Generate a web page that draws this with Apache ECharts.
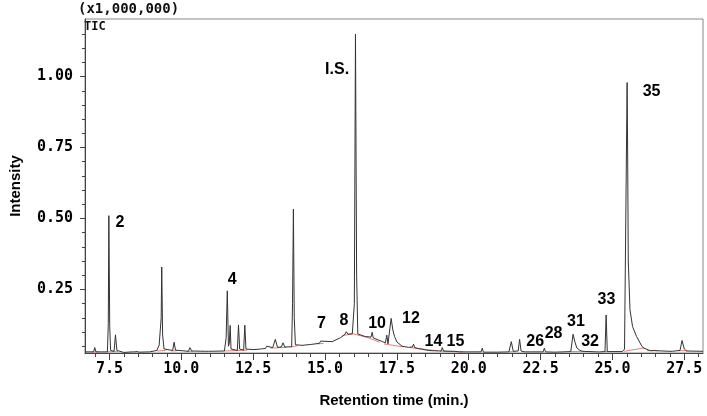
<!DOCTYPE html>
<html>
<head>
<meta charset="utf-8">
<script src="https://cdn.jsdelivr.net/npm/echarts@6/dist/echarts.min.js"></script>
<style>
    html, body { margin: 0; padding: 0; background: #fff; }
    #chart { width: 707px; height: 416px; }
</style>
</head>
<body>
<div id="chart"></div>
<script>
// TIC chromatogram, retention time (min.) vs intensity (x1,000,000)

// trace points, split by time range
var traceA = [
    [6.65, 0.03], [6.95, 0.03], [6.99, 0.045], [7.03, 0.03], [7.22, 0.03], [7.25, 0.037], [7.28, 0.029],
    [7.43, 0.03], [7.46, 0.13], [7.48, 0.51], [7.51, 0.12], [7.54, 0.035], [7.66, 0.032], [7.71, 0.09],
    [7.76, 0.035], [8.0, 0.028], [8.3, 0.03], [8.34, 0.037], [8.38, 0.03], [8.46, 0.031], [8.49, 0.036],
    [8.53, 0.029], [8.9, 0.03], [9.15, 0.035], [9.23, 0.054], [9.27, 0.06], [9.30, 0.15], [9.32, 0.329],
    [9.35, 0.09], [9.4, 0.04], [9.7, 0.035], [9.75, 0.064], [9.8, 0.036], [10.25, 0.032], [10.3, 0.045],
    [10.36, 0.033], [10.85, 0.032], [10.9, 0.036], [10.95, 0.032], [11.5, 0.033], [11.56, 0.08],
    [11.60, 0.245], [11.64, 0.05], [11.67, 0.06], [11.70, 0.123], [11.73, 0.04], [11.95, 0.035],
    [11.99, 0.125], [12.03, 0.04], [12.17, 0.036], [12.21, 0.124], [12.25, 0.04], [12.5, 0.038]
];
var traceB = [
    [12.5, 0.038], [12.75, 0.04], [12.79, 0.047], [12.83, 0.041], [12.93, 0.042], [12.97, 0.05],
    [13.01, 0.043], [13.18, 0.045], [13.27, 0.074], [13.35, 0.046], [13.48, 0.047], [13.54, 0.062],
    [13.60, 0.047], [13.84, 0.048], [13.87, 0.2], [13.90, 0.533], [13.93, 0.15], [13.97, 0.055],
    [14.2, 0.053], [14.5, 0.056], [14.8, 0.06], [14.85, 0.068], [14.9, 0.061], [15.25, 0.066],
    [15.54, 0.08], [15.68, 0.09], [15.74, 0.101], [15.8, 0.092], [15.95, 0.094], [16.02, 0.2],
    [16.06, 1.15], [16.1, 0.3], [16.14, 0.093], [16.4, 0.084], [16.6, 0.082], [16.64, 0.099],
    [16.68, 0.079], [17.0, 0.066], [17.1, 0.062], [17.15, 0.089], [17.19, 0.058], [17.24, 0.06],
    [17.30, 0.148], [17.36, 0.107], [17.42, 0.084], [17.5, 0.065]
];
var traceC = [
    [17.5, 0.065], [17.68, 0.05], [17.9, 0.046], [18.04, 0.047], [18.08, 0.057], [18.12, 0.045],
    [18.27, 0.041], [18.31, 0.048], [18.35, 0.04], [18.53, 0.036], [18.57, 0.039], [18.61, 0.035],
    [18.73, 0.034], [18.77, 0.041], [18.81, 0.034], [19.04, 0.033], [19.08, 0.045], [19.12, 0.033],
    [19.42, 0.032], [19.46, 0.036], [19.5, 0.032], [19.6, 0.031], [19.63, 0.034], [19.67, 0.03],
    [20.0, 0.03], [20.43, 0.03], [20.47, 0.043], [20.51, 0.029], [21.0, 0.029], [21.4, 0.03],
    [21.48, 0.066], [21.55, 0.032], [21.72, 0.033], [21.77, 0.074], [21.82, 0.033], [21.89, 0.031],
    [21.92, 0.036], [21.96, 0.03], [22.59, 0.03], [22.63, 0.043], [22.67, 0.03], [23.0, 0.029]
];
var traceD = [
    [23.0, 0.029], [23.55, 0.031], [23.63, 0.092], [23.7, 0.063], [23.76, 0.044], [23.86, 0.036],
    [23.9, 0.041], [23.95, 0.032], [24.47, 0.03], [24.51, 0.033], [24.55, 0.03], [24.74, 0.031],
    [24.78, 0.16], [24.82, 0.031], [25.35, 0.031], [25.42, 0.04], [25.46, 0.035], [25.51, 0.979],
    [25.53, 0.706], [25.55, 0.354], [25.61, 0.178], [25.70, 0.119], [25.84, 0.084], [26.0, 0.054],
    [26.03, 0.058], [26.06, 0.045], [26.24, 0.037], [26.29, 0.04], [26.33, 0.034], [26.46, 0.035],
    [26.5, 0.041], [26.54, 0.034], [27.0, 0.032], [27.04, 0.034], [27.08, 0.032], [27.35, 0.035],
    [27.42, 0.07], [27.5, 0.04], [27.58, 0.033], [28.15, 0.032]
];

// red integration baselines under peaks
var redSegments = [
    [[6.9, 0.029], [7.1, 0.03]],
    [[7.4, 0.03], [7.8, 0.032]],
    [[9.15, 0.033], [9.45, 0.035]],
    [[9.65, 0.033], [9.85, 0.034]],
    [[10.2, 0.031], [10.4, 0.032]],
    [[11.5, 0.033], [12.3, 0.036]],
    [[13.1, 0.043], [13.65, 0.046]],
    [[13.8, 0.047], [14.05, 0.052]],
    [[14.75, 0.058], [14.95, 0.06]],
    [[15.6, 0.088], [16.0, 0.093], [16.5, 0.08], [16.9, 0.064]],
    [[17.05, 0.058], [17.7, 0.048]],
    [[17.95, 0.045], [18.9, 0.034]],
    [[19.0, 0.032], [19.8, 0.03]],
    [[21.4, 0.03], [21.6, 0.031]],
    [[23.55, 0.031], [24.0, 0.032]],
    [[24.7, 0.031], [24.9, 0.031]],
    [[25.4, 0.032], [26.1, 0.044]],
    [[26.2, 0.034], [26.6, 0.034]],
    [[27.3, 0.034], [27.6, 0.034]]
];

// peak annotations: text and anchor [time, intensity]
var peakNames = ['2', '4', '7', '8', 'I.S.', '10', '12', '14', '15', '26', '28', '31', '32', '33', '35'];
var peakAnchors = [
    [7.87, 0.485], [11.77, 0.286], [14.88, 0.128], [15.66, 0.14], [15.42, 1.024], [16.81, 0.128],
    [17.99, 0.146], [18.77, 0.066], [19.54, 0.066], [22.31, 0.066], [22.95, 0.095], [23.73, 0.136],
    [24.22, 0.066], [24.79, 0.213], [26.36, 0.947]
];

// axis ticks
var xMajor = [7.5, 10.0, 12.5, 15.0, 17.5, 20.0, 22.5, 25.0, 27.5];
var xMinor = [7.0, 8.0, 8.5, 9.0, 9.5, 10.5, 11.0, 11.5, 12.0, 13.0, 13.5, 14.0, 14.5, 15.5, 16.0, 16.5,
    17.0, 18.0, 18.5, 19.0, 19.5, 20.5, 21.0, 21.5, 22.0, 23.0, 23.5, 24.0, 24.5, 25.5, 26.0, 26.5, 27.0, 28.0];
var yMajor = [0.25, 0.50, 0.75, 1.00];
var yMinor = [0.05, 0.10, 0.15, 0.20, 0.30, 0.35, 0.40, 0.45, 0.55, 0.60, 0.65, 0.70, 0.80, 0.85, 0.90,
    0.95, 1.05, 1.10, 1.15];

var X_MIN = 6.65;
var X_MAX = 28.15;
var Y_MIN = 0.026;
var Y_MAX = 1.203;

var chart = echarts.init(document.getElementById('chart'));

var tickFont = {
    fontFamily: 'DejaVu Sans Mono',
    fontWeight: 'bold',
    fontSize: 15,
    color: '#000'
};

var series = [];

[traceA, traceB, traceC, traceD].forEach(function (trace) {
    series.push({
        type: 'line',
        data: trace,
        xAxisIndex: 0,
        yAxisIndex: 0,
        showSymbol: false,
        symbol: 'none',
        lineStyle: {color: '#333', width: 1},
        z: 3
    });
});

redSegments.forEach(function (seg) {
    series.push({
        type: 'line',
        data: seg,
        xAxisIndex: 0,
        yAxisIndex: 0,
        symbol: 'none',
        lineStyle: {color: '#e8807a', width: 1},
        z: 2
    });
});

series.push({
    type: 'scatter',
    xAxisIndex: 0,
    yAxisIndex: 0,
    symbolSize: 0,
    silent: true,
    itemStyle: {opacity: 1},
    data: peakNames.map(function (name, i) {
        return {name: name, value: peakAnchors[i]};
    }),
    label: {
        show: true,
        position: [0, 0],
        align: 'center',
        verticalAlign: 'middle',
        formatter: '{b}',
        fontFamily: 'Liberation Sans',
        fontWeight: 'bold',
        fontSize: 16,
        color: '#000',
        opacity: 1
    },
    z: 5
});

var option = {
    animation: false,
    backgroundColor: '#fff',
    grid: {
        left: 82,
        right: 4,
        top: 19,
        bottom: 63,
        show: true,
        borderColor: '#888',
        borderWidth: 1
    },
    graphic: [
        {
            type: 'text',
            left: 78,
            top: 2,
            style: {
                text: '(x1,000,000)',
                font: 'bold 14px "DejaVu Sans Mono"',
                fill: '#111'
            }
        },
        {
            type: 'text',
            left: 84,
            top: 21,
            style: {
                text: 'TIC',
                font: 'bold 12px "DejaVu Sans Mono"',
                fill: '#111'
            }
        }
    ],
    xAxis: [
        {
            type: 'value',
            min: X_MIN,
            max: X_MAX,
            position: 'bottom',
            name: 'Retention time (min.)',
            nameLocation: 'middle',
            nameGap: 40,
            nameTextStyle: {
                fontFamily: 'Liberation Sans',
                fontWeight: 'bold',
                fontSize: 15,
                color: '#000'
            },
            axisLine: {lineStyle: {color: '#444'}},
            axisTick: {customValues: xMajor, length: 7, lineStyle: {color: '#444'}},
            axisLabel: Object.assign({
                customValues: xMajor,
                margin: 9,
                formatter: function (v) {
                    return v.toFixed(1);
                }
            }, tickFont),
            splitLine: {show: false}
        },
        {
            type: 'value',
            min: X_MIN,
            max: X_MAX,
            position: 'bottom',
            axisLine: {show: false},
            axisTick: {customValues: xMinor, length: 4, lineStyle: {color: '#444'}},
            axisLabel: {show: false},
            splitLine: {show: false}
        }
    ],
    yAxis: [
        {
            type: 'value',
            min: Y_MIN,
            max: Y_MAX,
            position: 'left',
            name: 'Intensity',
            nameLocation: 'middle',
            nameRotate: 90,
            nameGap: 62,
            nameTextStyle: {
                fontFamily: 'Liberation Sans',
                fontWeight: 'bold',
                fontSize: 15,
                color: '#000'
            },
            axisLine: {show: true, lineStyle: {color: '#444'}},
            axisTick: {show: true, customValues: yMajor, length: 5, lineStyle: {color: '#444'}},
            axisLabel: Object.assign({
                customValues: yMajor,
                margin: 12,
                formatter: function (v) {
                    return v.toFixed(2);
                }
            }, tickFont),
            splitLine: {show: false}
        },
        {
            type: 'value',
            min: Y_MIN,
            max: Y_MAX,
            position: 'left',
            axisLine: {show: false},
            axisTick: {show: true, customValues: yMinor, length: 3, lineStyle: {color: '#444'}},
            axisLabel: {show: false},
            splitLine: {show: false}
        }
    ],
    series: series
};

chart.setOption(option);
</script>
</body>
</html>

▸ TASK STATEMENT:
Write out the lines from the start of the material to the line with "vs intensity (x1,000,000)", inclusive and exactly. Skip the pictures.

▸ SOLVED PROBLEM:
Generate a web page that draws this with Apache ECharts.
<!DOCTYPE html>
<html>
<head>
<meta charset="utf-8">
<script src="https://cdn.jsdelivr.net/npm/echarts@6/dist/echarts.min.js"></script>
<style>
    html, body { margin: 0; padding: 0; background: #fff; }
    #chart { width: 707px; height: 416px; }
</style>
</head>
<body>
<div id="chart"></div>
<script>
// TIC chromatogram, retention time (min.) vs intensity (x1,000,000)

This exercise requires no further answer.